External audits are rotated across multiple top-tier firms so that no single vendor develops monocular familiarity—and corresponding blind spots—with the codebase. Each firm produces a scoping document co-signed by NXT’s internal security lead and a token-holder-elected community reviewer. Scoping documents list what is in and out of scope, the assumed threat actors, and the acceptance criteria for remediation. Reports are delivered in two phases: a private draft and a public final. The private draft gives the engineering team a window—never longer than fourteen days—to patch critical issues before public disclosure. All findings, including the “won’t-fix” items along with detailed rationales, appear in the final report to avoid whitewashing.

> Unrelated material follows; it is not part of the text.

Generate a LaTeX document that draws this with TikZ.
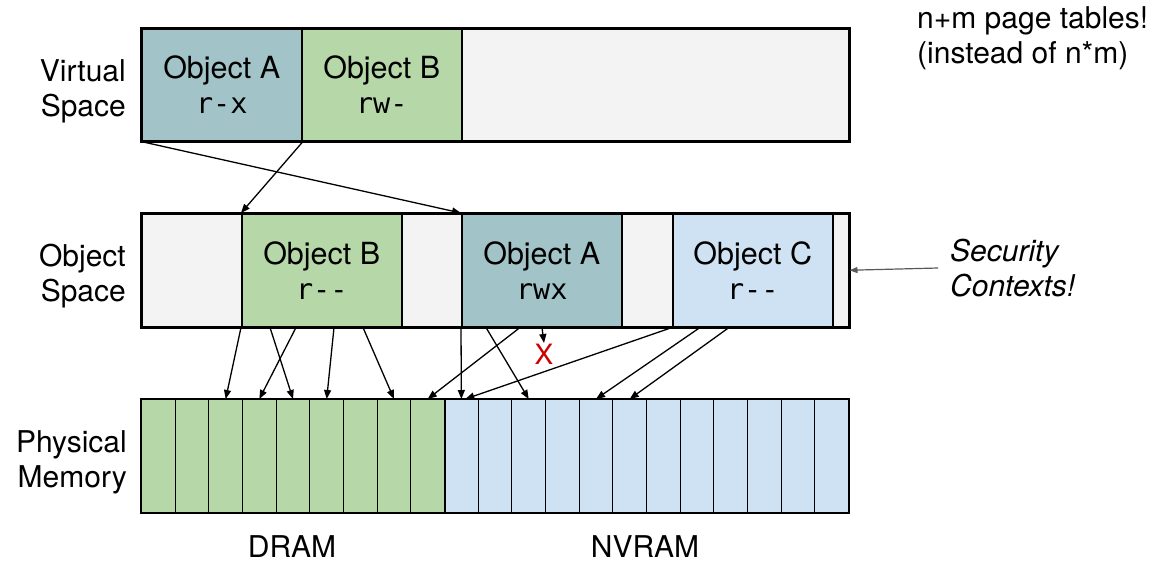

A key philosophical stance is that audits are not “security stickers” for marketing. Instead, they are living artefacts. Every material code change—defined as any modification altering storage layout, external-facing API, or economic parameters—invalidates prior audits. A governance rule forces re-audit of the affected modules before main-net deployment. Audit metadata (commit hash, toolchain version, auditor signature) is published on-chain via a Registry contract so that dApps and wallets can query a token or contract address and confirm the newest audit status in real time.
Metrics track audit effectiveness: mean time-to-patch for critical findings, percentage of “won’t-fix” items that later become incidents, and post-audit exploit density. These numbers feed back into bounty payouts and vendor rotation schedules. By institutionalising threat modeling, automated gating, multi-vendor audits, transparent disclosure, and quantitative score-keeping, NXT transforms “audit” from a compliance checkbox into a continuous, data-driven discipline.